→ WRITTEN INSTRUCTION
Drop every picture. Then return, exactly, the lines from the beginning of the listing below through the one containing "import * as".

→ STORED RECORDS

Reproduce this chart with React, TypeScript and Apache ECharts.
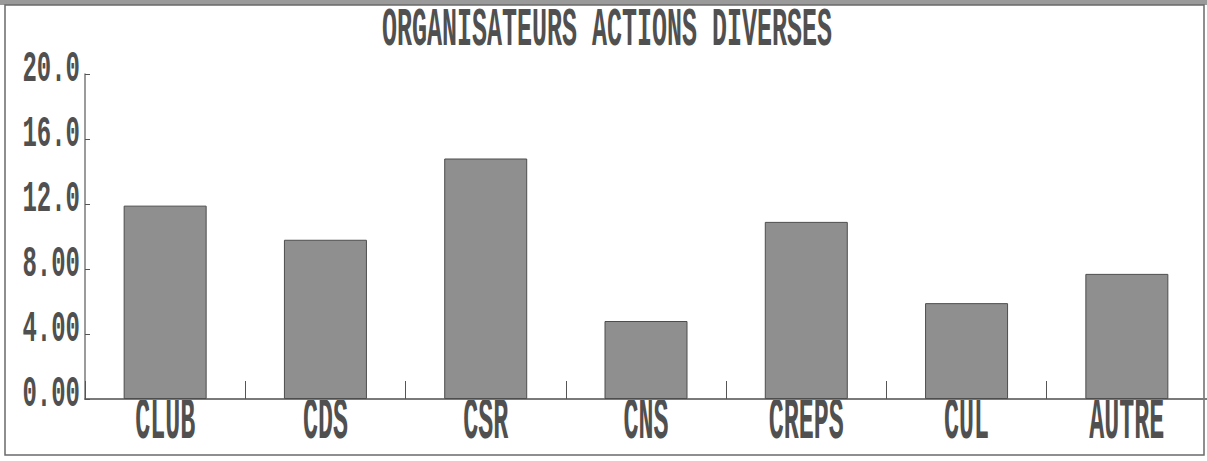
import React, { useEffect, useRef } from "react";
import * as echarts from "echarts";

const chartTitle = "ORGANISATEURS ACTIONS DIVERSES";
const categories = ["CLUB", "CDS", "CSR", "CNS", "CREPS", "CUL", "AUTRE"];
const values = [11.9, 9.8, 14.8, 4.8, 10.9, 5.9, 7.7];
const yTicks = [0, 4, 8, 12, 16, 20];
const yTickLabels = ["0.00", "4.00", "8.00", "12.0", "16.0", "20.0"];

const FONT_FAMILY = "'Liberation Mono', 'DejaVu Sans Mono', monospace";
const TEXT_COLOR = "#505050";

export default function App() {
  const ref = useRef<HTMLDivElement>(null);

  useEffect(() => {
    if (!ref.current) return;
    const chart = echarts.init(ref.current, null, { renderer: "svg" });
    chart.setOption({
      animation: false,
      backgroundColor: "#ffffff",
      grid: { left: 85, top: 74, width: 1125, height: 325, containLabel: false },
      xAxis: {
        type: "category",
        data: categories,
        boundaryGap: true,
        axisLine: { show: true, lineStyle: { color: "#7a7a7a", width: 2 } },
        axisTick: { show: true, inside: true, length: 18, lineStyle: { color: "#555", width: 1 } },
        axisLabel: { show: false },
        splitLine: { show: false },
      },
      yAxis: {
        type: "value",
        min: 0,
        max: 20,
        interval: 4,
        axisLine: { show: true, lineStyle: { color: "#7a7a7a", width: 1.5 } },
        axisTick: { show: true, inside: true, length: 5, lineStyle: { color: "#555" } },
        axisLabel: { show: false },
        splitLine: { show: false },
      },
      series: [
        {
          type: "bar",
          data: values,
          barWidth: 83,
          itemStyle: { color: "#8f8f8f", borderColor: "#4d4d4d", borderWidth: 1 },
        },
      ],
    });

    const graphics: any[] = [
      { type: "rect", shape: { x: 0, y: 0, width: 1207, height: 5 }, style: { fill: "#9a9a9a" }, silent: true },
      {
        type: "rect",
        shape: { x: 5, y: 5, width: 1199, height: 450 },
        style: { fill: "none", stroke: "#6a6a6a", lineWidth: 1.5 },
        silent: true,
      },
      {
        type: "text",
        x: 607,
        y: 31,
        scaleY: 2.15,
        style: {
          text: chartTitle,
          font: `bold 25px ${FONT_FAMILY}`,
          fill: TEXT_COLOR,
          textAlign: "center",
          textVerticalAlign: "middle",
        },
        silent: true,
      },
    ];

    categories.forEach((c) => {
      const px = chart.convertToPixel({ xAxisIndex: 0 }, c) as number;
      graphics.push({
        type: "text",
        x: px,
        y: 422,
        scaleY: 2.4,
        style: {
          text: c,
          font: `bold 25px ${FONT_FAMILY}`,
          fill: TEXT_COLOR,
          textAlign: "center",
          textVerticalAlign: "middle",
        },
        silent: true,
      });
    });

    yTicks.forEach((v, i) => {
      const py = chart.convertToPixel({ yAxisIndex: 0 }, v) as number;
      graphics.push({
        type: "text",
        x: 80,
        y: py - 5,
        scaleY: 1.85,
        style: {
          text: yTickLabels[i],
          font: `bold 24px ${FONT_FAMILY}`,
          fill: TEXT_COLOR,
          textAlign: "right",
          textVerticalAlign: "middle",
        },
        silent: true,
      });
    });

    chart.setOption({ graphic: graphics });

    return () => chart.dispose();
  }, []);

  return (
    <div
      ref={ref}
      style={{ position: "absolute", left: 0, top: 0, width: 1207, height: 461 }}
    />
  );
}
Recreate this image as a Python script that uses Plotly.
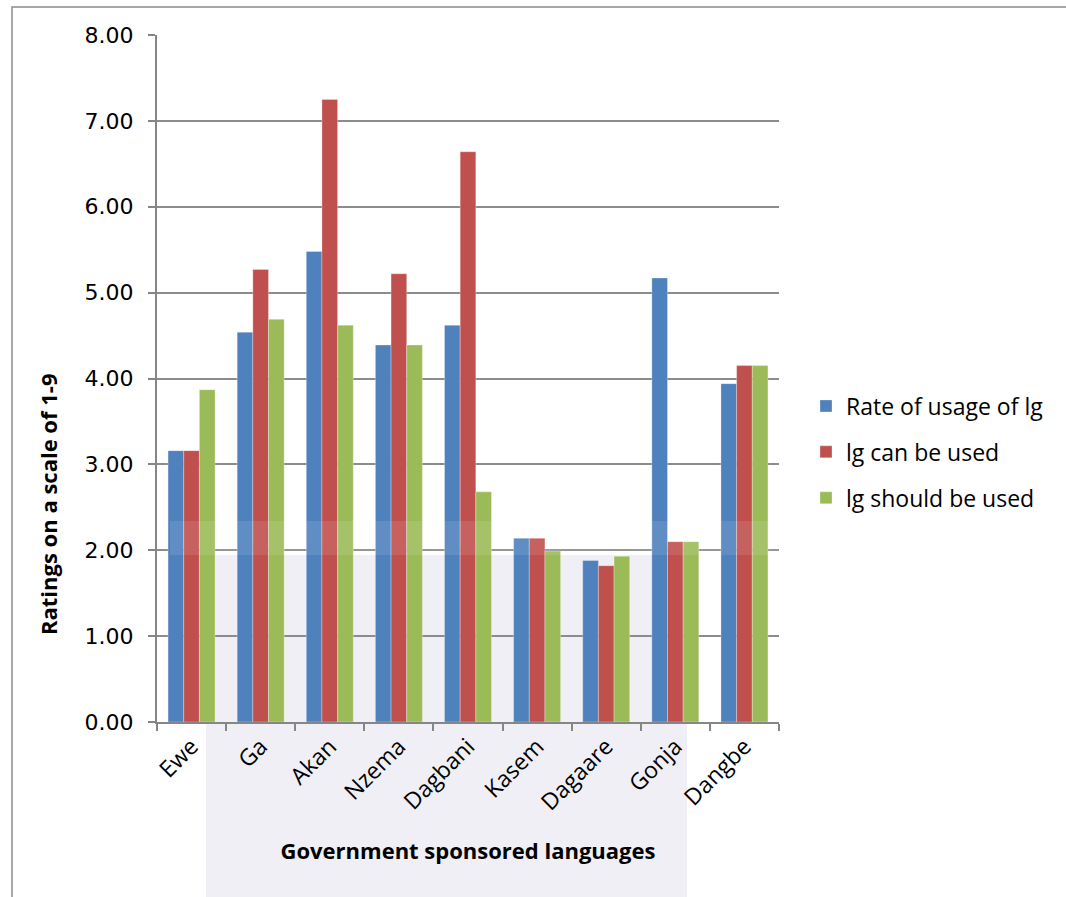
import plotly.graph_objects as go

categories = ["Ewe", "Ga", "Akan", "Nzema", "Dagbani", "Kasem", "Dagaare", "Gonja", "Dangbe"]
rate_of_usage = [3.16, 4.54, 5.48, 4.39, 4.62, 2.14, 1.88, 5.17, 3.94]
can_be_used = [3.16, 5.27, 7.25, 5.22, 6.64, 2.14, 1.82, 2.10, 4.15]
should_be_used = [3.87, 4.69, 4.62, 4.39, 2.68, 1.99, 1.93, 2.10, 4.15]
series_names = ["Rate of usage of lg", "lg can be used", "lg should be used"]
series_colors = ["#4F81BD", "#C0504D", "#9BBB59"]
y_ticks = [0, 1, 2, 3, 4, 5, 6, 7, 8]

fig = go.Figure()
for i, (name, vals, col) in enumerate(zip(series_names, [rate_of_usage, can_be_used, should_be_used], series_colors)):
    fig.add_trace(go.Bar(
        x=categories, y=vals, name=name, legendgroup=str(i),
        marker=dict(color=col, line=dict(color="rgba(255,255,255,0.5)", width=0.6)),
    ))

W, H = 1066, 897
L, R, T, B = 157, 779, 35, 722

def px(xp):
    return (xp - L) / (R - L)

def py(yp):
    return (B - yp) / (B - T)

fig.update_layout(
    width=W, height=H,
    margin=dict(l=L, r=W - R, t=T, b=H - B, pad=0),
    paper_bgcolor="white", plot_bgcolor="rgba(0,0,0,0)",
    barmode="group", bargap=0.32, bargroupgap=0,
    font=dict(family="Open Sans, sans-serif", color="#000000", size=20),
    showlegend=True,
    legend=dict(
        x=px(806), y=py(452), xanchor="left", yanchor="middle",
        font=dict(family="Open Sans, sans-serif", size=23, color="#000000"),
        traceorder="grouped", tracegroupgap=13,
        bgcolor="rgba(0,0,0,0)", itemwidth=30,
    ),
    xaxis=dict(
        type="category", tickson="boundaries", ticks="outside", ticklen=7,
        tickcolor="#868686", tickwidth=2, showline=True, linecolor="#868686", linewidth=2,
        showgrid=False, tickangle=-45, tickfont=dict(family="Open Sans, sans-serif", size=23),
        title=dict(text="<b>Government sponsored languages</b>", font=dict(family="Open Sans, sans-serif", size=22), standoff=28),
    ),
    yaxis=dict(
        range=[0, 8], tickvals=y_ticks, tickformat=".2f", ticks="outside", ticklen=7,
        tickcolor="#868686", tickwidth=2, showline=True, linecolor="#868686", linewidth=2,
        showgrid=True, gridcolor="#8C8C8C", gridwidth=2, zeroline=False,
        tickfont=dict(family="DejaVu Sans, sans-serif", size=22), ticklabelstandoff=10,
    ),
    annotations=[
        dict(text="<b>Ratings on a scale of 1-9</b>", xref="paper", yref="paper",
             x=px(48), y=py(505), xanchor="center", yanchor="middle", textangle=-90,
             showarrow=False, font=dict(family="Open Sans, sans-serif", size=22, color="#000000")),
    ],
    shapes=[
        dict(type="rect", xref="paper", yref="paper", x0=px(12), x1=px(1100), y0=py(7), y1=py(950),
             line=dict(color="#8C8C8C", width=1.5), fillcolor="rgba(0,0,0,0)", layer="above"),
        dict(type="rect", xref="paper", yref="paper", x0=px(206), x1=px(687), y0=py(555), y1=py(897),
             line=dict(width=0), fillcolor="#EFEFF5", layer="below"),
        dict(type="rect", xref="paper", yref="paper", x0=px(170), x1=px(779), y0=py(521), y1=py(555),
             line=dict(width=0), fillcolor="rgba(255,255,255,0.1)", layer="above"),
    ],
)

fig.write_html("out.html")
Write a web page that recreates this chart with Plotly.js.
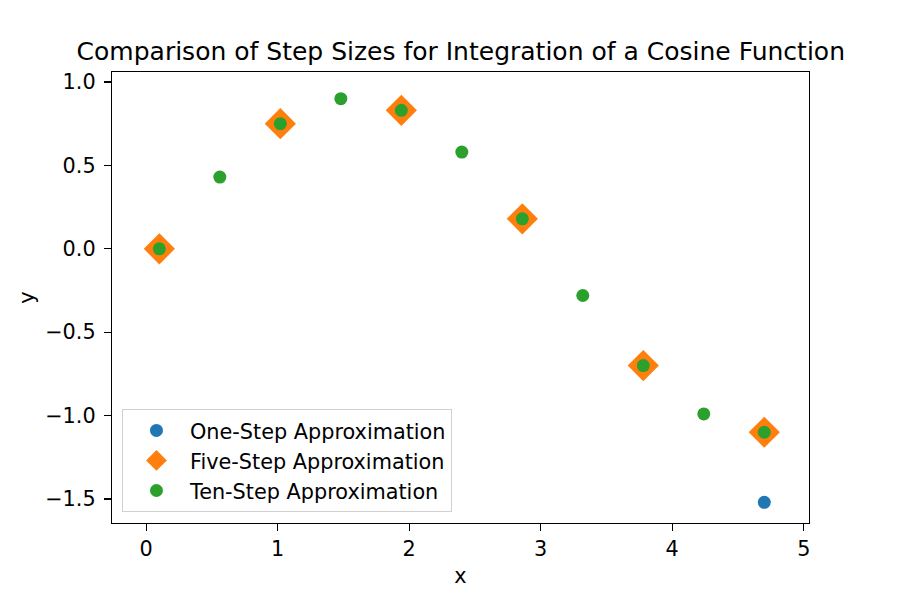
<!DOCTYPE html>
<html>
<head>
<meta charset="utf-8">
<script src="https://cdn.plot.ly/plotly-3.0.1.min.js"></script>
<style>html,body{margin:0;padding:0;background:#fff;}</style>
</head>
<body>
<div id="chart" style="width:900px;height:600px;"></div>
<script>
const oneStepX = [4.7];
const oneStepY = [-1.52];

const fiveStepX = [0.1, 1.02, 1.94, 2.86, 3.78, 4.7];
const fiveStepY = [0.0, 0.75, 0.83, 0.18, -0.70, -1.10];

const tenStepX = [0.1, 0.56, 1.02, 1.48, 1.94, 2.40, 2.86, 3.32, 3.78, 4.24, 4.70];
const tenStepY = [0.0, 0.43, 0.75, 0.90, 0.83, 0.58, 0.18, -0.28, -0.70, -0.99, -1.10];

const xTicks = [0, 1, 2, 3, 4, 5];
const yTicks = [-1.5, -1.0, -0.5, 0.0, 0.5, 1.0];

const FONT = 'DejaVu Sans, sans-serif';

const traces = [
  {
    x: oneStepX, y: oneStepY, mode: 'markers', type: 'scatter',
    name: 'One-Step Approximation', legendgroup: 'a',
    marker: {color: '#1f77b4', size: 13, symbol: 'circle'}
  },
  {
    x: fiveStepX, y: fiveStepY, mode: 'markers', type: 'scatter',
    name: 'Five-Step Approximation', legendgroup: 'b',
    marker: {color: '#ff7f0e', size: 24, symbol: 'diamond'}
  },
  {
    x: tenStepX, y: tenStepY, mode: 'markers', type: 'scatter',
    name: 'Ten-Step Approximation', legendgroup: 'c',
    marker: {color: '#2ca02c', size: 13, symbol: 'circle'}
  }
];

const axisCommon = {
  showline: true, mirror: true, linecolor: '#000', linewidth: 1.2,
  showgrid: false, zeroline: false,
  ticks: 'outside', ticklen: 7, tickwidth: 1.2, tickcolor: '#000',
  tickfont: {family: FONT, size: 20.8, color: '#000'}
};

const layout = {
  width: 900, height: 600,
  margin: {l: 112, r: 91, t: 72, b: 77},
  paper_bgcolor: '#fff', plot_bgcolor: '#fff',
  font: {family: FONT, color: '#000'},
  title: {
    text: 'Comparison of Step Sizes for Integration of a Cosine Function',
    font: {family: FONT, size: 25, color: '#000'},
    x: 0.512, xanchor: 'center', y: 0.915, yanchor: 'middle'
  },
  xaxis: Object.assign({}, axisCommon, {
    range: [-0.26, 5.04],
    tickvals: xTicks, ticktext: xTicks.map(v => String(v)),
    title: {text: 'x', font: {family: FONT, size: 20.8, color: '#000'}, standoff: 8}
  }),
  yaxis: Object.assign({}, axisCommon, {
    range: [-1.644, 1.06],
    ticklabelstandoff: 4,
    tickvals: yTicks, ticktext: yTicks.map(v => (v < 0 ? '\u2212' : '') + Math.abs(v).toFixed(1)),
    title: {text: 'y', font: {family: FONT, size: 20.8, color: '#000'}, standoff: 4}
  }),
  showlegend: true,
  legend: {
    x: 0.014, xanchor: 'left', y: 0.024, yanchor: 'bottom',
    bgcolor: 'rgba(255,255,255,0.8)', bordercolor: '#d0d0d0', borderwidth: 1.2,
    font: {family: FONT, size: 20.8, color: '#000'},
    traceorder: 'grouped', tracegroupgap: 0, itemsizing: 'trace', itemwidth: 57
  }
};

Plotly.newPlot('chart', traces, layout, {displayModeBar: false, staticPlot: true});
</script>
</body>
</html>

→ TASK OUTPUT
Reproduce this chart with React, TypeScript and Apache ECharts.
import React, { useEffect, useRef } from "react";
import * as echarts from "echarts";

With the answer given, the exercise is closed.